Eski Dünya ve Yeni Dünya’nın uzun yolculuğunu anlatan eşsiz bir eser.
Eski Dünya(Avrasya) ve Yeni Dünya(Amerika) da geçmişte meydana gelen gelişmeleri farklılıklarını anlatılan bu eserde, M.Ö 135 bin yıllarında(tahminen) o dönemin yaşayanları Afrika’n çıkmış sırasıyla Asya’ya oradan Sibirya’ya ve Sibirya’yı Alaska’ya bağlayan Bering karasını geçerek Yeni Dünya’ya ulaşmıştır. Tabi ki sonradan dünyada meydana gelen doğal afetler sonucunda ve Buzul Çağı’nın sona ermesiyle Bering Boğazı suyla doldu ve Amerika kıtası Eski Dünya’dan ayrıldı.

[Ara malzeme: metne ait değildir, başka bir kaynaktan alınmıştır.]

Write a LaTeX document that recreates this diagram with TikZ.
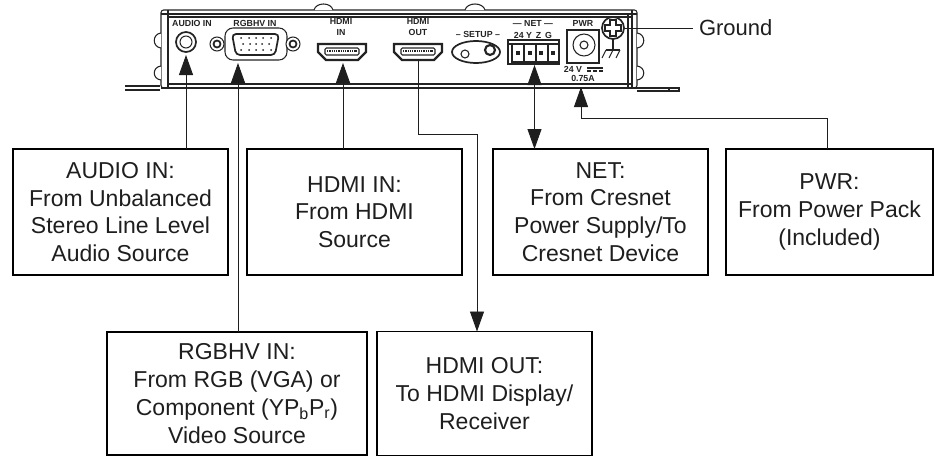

Eski Dünya’nın zamanla göç olarak Doğu-Batı yönünde gelişmesi, tekerleğin icadı,hayvan-bitkilerin evcilleştirilmesi sonucu giderek gelişirken- bu durum sosyoloji,din gibi alanları da etkilemiştir.- Yeni Dünya ise doğal afetlerden daha çok etkilenmiş ve gelişimi Eski Dünya kadar olmamıştır. Böylece gelişim dünyanın her yerinde aynı oranda olmamıştır.

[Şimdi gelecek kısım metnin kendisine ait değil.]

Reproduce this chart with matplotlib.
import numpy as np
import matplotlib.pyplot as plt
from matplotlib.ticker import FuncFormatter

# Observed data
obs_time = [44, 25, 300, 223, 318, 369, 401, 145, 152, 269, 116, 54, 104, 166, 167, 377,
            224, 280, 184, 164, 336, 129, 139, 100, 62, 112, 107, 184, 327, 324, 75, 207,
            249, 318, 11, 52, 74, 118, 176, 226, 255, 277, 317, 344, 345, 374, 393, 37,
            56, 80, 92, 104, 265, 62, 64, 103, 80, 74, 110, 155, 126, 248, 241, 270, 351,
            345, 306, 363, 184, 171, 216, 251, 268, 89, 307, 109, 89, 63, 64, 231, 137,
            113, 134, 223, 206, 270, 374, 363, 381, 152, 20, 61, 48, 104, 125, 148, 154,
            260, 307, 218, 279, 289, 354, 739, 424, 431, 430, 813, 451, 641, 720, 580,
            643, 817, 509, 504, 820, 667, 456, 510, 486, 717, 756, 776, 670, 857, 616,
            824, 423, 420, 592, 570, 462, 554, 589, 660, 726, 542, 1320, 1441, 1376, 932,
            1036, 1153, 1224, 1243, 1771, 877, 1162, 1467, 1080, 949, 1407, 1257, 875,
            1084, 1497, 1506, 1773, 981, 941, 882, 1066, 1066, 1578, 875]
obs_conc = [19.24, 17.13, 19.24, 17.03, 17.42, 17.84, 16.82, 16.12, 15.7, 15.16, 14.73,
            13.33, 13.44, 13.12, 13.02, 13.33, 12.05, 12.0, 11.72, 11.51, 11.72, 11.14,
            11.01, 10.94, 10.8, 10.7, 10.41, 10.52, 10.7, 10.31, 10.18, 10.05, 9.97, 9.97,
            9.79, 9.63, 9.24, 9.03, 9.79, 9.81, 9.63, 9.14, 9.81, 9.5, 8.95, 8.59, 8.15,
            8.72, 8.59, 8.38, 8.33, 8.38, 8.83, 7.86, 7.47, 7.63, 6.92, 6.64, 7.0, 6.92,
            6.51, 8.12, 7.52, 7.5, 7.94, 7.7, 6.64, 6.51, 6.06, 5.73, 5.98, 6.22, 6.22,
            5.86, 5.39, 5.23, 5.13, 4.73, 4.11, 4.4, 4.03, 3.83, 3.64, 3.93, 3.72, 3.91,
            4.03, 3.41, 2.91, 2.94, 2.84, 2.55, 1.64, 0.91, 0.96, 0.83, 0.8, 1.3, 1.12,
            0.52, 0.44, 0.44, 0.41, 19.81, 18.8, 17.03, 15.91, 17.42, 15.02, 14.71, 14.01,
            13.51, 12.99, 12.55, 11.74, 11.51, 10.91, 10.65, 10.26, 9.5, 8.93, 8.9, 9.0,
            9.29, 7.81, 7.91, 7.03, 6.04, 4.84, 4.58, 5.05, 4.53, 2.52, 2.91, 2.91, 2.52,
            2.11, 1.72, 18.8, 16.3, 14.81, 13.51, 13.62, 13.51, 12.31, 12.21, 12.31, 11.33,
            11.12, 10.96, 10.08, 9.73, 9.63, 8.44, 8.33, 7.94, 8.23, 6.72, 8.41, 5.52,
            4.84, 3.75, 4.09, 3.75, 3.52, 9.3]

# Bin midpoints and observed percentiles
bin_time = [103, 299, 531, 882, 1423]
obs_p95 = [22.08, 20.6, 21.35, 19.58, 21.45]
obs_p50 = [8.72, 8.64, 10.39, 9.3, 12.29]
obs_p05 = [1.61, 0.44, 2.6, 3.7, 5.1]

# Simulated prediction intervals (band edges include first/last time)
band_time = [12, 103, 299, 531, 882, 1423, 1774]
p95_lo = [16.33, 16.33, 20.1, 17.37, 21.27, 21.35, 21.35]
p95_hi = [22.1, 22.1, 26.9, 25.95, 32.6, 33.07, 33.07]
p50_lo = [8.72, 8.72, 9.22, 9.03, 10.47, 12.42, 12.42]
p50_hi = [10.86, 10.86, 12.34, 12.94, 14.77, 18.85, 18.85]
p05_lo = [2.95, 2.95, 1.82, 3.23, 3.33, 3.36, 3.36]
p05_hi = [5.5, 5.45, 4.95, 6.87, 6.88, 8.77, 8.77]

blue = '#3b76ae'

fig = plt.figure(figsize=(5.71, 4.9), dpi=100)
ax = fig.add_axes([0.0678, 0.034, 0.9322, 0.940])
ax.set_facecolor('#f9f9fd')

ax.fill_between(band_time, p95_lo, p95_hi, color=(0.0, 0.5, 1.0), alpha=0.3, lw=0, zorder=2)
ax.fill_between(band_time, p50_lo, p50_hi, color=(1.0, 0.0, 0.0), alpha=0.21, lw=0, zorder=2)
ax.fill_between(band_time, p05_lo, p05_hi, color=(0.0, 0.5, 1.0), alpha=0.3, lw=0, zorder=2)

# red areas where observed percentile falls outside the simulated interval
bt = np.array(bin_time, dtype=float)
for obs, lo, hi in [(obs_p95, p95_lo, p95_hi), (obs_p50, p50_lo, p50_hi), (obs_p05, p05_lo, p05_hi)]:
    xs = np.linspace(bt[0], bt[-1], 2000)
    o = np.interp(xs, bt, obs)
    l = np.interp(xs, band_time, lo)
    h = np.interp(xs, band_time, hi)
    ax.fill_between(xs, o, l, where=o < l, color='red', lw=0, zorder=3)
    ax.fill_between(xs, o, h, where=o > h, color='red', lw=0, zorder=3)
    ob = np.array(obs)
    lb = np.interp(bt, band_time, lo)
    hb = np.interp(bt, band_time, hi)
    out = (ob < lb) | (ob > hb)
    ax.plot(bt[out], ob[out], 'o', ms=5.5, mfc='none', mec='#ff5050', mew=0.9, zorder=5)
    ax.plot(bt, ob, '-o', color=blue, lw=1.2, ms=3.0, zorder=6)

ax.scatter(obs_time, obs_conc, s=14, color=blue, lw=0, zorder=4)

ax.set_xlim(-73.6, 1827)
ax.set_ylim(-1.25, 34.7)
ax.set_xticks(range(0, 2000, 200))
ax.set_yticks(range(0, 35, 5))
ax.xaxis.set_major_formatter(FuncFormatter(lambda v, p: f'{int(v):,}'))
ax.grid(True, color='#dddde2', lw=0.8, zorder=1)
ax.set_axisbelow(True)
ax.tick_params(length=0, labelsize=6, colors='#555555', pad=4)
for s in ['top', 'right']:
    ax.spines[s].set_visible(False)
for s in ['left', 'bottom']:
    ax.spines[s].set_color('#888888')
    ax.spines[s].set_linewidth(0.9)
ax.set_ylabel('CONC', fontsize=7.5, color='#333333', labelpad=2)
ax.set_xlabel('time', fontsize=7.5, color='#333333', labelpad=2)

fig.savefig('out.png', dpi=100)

İnsanların, en temelde, üç aşamalı bir süreçten geçerek gelişimlerini bütüncül olarak görebilecekleri hale geldiklerini söyleyebiliriz. 1) Bir coğrafyaya, bir çevreye yerleşme. 2) Dünyayı anlayıp yorumlama bir yolunu bulma. 3) Kendilerini kuşatan çevrenin ve geliştirdikleri teknolojilerin sonucu olarak insanların özümsedikleri bakış açısını göre çevreyle etkileşimde bulunma.